start Data shown
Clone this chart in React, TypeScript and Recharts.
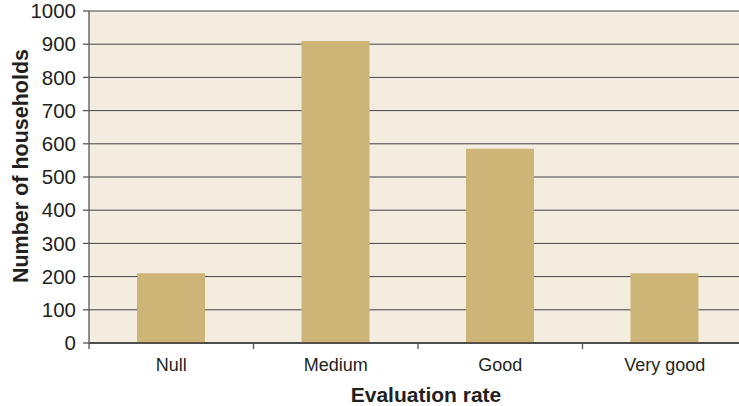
end Data shown
start Data shown
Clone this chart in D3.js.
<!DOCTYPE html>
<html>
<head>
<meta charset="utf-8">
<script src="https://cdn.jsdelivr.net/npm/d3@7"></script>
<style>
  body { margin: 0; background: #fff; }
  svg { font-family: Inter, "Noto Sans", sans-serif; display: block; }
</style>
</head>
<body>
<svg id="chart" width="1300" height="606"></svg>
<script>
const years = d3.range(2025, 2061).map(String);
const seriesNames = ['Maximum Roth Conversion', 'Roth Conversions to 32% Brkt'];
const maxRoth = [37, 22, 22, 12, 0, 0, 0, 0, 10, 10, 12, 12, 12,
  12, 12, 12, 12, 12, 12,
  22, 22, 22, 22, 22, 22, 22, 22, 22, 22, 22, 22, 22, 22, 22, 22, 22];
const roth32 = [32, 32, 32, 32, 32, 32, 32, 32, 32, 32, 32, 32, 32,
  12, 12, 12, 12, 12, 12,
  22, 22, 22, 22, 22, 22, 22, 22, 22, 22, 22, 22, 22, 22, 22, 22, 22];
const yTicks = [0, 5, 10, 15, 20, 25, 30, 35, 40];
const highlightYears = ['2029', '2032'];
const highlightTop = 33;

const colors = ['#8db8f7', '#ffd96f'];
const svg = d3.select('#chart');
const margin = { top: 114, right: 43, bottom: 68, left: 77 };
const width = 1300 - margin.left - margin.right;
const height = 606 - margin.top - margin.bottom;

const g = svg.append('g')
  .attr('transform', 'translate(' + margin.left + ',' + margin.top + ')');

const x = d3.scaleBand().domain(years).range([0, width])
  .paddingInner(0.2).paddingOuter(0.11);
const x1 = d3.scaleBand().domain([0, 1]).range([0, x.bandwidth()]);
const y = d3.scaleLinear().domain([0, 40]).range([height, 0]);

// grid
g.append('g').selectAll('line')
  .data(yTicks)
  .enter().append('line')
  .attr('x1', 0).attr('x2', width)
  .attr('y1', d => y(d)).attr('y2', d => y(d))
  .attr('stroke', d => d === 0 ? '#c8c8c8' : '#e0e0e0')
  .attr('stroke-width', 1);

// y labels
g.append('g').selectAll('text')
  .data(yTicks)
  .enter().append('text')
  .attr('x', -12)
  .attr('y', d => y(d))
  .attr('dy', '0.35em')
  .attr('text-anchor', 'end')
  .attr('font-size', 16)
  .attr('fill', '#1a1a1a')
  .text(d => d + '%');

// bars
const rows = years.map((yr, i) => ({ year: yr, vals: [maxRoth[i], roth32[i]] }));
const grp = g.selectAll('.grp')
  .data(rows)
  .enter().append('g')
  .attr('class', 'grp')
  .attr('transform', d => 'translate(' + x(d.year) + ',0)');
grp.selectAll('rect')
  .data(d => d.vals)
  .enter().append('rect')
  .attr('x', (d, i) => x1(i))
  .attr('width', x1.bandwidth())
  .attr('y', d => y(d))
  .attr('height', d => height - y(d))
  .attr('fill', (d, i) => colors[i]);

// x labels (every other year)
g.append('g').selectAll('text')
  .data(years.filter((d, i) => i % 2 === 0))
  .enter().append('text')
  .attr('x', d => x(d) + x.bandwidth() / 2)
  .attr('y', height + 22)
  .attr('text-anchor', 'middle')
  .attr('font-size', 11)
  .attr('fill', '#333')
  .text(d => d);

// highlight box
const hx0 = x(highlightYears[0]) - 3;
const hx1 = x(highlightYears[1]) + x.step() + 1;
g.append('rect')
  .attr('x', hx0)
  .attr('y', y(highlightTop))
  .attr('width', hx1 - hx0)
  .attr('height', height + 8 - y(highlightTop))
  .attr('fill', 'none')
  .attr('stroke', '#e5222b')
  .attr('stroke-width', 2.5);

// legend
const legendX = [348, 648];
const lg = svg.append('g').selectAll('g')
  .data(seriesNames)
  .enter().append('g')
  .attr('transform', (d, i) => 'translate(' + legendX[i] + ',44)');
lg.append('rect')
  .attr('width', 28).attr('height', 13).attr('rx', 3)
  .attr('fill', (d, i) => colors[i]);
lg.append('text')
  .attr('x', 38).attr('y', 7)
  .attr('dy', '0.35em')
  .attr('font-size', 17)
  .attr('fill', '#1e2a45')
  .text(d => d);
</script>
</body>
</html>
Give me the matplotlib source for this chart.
end Data shown
start Data shown
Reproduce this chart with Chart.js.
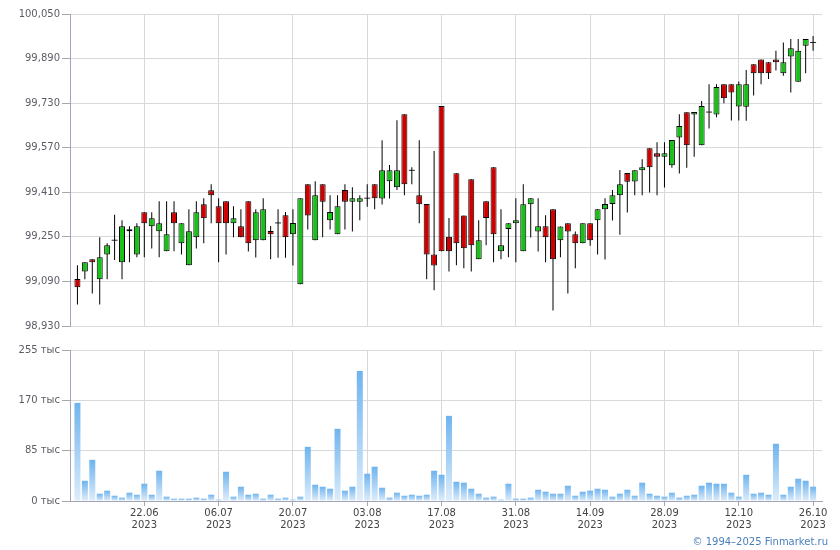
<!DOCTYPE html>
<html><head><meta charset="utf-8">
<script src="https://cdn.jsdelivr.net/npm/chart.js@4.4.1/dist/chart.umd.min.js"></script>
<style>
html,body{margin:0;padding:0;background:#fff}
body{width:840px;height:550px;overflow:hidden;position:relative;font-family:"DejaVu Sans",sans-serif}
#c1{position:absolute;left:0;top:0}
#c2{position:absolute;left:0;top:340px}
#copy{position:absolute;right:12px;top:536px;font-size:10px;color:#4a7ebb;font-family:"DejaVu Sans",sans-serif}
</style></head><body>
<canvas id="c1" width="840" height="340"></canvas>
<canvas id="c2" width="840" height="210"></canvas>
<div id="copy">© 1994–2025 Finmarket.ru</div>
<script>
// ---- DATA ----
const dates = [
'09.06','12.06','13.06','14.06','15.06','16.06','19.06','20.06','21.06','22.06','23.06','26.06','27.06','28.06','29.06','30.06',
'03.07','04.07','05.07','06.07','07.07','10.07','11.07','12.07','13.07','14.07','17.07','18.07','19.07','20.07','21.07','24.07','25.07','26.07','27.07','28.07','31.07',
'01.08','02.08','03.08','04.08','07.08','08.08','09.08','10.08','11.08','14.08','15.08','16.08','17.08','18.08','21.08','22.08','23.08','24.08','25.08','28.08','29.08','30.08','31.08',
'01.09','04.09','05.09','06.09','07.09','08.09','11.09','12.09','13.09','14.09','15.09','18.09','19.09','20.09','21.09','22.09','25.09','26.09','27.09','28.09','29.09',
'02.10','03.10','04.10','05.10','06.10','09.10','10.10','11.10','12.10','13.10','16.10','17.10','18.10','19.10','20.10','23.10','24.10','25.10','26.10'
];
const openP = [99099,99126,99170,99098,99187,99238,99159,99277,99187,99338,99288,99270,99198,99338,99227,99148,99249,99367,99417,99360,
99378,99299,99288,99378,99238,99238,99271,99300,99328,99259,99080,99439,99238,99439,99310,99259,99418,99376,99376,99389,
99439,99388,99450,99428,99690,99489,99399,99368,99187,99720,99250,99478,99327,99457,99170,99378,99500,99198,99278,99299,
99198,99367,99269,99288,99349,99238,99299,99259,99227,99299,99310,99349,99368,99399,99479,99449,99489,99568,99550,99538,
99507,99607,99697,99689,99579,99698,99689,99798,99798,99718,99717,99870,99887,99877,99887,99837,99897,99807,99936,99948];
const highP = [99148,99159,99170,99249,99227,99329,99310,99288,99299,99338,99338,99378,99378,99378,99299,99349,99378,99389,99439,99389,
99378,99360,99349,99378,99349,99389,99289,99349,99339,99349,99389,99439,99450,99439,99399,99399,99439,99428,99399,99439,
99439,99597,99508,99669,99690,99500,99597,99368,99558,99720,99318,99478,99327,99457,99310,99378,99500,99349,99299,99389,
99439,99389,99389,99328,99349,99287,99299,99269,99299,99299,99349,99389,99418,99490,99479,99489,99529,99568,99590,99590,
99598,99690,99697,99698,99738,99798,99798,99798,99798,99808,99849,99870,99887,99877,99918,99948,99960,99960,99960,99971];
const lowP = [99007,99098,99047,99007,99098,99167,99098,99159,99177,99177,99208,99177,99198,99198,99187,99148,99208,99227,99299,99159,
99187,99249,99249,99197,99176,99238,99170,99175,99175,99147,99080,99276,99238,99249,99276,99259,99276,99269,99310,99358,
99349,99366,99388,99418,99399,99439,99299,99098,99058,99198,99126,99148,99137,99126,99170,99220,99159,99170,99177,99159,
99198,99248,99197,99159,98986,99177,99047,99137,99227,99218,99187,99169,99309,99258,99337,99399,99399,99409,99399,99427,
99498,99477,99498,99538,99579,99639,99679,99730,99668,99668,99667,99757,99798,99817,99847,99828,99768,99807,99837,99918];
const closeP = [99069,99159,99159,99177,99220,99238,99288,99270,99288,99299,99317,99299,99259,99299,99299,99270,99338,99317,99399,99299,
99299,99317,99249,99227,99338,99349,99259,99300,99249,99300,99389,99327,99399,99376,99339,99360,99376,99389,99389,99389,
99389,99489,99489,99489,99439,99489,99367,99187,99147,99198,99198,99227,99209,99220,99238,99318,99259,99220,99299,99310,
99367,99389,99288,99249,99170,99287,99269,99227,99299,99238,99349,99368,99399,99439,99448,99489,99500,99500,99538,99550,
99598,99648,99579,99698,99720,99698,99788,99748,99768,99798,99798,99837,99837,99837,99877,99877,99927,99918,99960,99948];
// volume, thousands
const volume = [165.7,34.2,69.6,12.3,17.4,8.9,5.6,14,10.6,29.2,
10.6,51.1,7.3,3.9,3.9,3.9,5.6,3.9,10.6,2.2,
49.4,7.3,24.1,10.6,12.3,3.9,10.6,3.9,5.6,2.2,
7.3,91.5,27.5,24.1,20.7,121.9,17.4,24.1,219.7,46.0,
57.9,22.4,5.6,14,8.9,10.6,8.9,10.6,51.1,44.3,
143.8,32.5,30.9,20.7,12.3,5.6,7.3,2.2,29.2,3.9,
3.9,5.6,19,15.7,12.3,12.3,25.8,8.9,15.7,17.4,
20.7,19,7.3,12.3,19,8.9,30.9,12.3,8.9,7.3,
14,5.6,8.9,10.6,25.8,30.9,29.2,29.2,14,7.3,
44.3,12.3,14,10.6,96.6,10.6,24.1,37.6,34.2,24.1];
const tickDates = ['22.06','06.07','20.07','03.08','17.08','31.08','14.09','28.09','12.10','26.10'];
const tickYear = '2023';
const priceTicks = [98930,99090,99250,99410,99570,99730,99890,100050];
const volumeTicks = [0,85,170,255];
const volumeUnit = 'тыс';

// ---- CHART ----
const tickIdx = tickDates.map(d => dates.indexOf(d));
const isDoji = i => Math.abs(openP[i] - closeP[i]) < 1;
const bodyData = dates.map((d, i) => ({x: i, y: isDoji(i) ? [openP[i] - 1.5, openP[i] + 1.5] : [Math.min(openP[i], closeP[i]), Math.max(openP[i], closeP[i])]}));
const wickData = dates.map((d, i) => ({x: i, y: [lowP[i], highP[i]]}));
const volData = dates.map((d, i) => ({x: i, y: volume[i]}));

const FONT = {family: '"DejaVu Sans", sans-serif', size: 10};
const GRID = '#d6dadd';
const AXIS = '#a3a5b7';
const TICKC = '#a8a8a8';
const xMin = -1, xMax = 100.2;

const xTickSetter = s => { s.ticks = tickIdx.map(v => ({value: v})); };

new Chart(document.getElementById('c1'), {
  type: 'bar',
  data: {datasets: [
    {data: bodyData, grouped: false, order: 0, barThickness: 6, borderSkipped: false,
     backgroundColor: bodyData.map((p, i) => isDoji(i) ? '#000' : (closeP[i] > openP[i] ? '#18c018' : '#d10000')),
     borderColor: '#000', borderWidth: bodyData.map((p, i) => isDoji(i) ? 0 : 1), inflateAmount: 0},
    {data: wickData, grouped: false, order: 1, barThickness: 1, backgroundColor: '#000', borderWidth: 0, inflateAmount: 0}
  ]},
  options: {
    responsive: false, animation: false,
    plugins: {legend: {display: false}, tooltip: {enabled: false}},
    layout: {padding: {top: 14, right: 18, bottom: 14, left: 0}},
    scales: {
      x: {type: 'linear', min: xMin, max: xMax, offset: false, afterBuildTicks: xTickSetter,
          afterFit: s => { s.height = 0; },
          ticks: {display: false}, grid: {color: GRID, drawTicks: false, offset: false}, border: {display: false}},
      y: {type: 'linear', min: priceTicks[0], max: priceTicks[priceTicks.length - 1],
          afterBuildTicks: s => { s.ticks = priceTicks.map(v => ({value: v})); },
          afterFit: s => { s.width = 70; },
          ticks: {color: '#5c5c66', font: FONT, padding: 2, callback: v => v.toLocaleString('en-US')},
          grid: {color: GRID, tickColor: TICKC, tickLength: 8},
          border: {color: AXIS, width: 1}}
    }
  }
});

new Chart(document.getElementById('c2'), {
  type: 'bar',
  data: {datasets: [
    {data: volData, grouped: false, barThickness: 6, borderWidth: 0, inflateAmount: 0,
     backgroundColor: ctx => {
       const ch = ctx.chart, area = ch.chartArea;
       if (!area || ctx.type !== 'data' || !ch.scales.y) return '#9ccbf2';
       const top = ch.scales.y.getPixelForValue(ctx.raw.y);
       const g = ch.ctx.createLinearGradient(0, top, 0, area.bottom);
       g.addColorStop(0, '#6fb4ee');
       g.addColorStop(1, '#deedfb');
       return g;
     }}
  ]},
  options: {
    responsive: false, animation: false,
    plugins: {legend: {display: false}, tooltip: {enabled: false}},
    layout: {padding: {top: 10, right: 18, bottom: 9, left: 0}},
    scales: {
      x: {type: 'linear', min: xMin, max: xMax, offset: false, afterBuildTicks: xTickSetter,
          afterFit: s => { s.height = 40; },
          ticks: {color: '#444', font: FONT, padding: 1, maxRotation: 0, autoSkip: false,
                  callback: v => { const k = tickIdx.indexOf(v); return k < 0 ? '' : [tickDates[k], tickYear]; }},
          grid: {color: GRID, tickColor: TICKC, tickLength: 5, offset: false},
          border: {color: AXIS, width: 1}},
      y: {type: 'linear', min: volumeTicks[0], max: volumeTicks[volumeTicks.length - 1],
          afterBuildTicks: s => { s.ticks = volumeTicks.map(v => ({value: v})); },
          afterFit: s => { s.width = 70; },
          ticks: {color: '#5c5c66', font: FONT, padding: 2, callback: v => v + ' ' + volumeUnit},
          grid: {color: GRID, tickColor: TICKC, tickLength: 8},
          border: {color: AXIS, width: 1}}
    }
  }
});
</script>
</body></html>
end Data shown
In the listing above, find the line containing "Clone this chart in D3.js." and the line containing "const y = d3.scaleLinear().domain([0, 40]).range([height, 0]);", then repeat those two lines and everything between them exactly.

Clone this chart in D3.js.
<!DOCTYPE html>
<html>
<head>
<meta charset="utf-8">
<script src="https://cdn.jsdelivr.net/npm/d3@7"></script>
<style>
  body { margin: 0; background: #fff; }
  svg { font-family: Inter, "Noto Sans", sans-serif; display: block; }
</style>
</head>
<body>
<svg id="chart" width="1300" height="606"></svg>
<script>
const years = d3.range(2025, 2061).map(String);
const seriesNames = ['Maximum Roth Conversion', 'Roth Conversions to 32% Brkt'];
const maxRoth = [37, 22, 22, 12, 0, 0, 0, 0, 10, 10, 12, 12, 12,
  12, 12, 12, 12, 12, 12,
  22, 22, 22, 22, 22, 22, 22, 22, 22, 22, 22, 22, 22, 22, 22, 22, 22];
const roth32 = [32, 32, 32, 32, 32, 32, 32, 32, 32, 32, 32, 32, 32,
  12, 12, 12, 12, 12, 12,
  22, 22, 22, 22, 22, 22, 22, 22, 22, 22, 22, 22, 22, 22, 22, 22, 22];
const yTicks = [0, 5, 10, 15, 20, 25, 30, 35, 40];
const highlightYears = ['2029', '2032'];
const highlightTop = 33;

const colors = ['#8db8f7', '#ffd96f'];
const svg = d3.select('#chart');
const margin = { top: 114, right: 43, bottom: 68, left: 77 };
const width = 1300 - margin.left - margin.right;
const height = 606 - margin.top - margin.bottom;

const g = svg.append('g')
  .attr('transform', 'translate(' + margin.left + ',' + margin.top + ')');

const x = d3.scaleBand().domain(years).range([0, width])
  .paddingInner(0.2).paddingOuter(0.11);
const x1 = d3.scaleBand().domain([0, 1]).range([0, x.bandwidth()]);
const y = d3.scaleLinear().domain([0, 40]).range([height, 0]);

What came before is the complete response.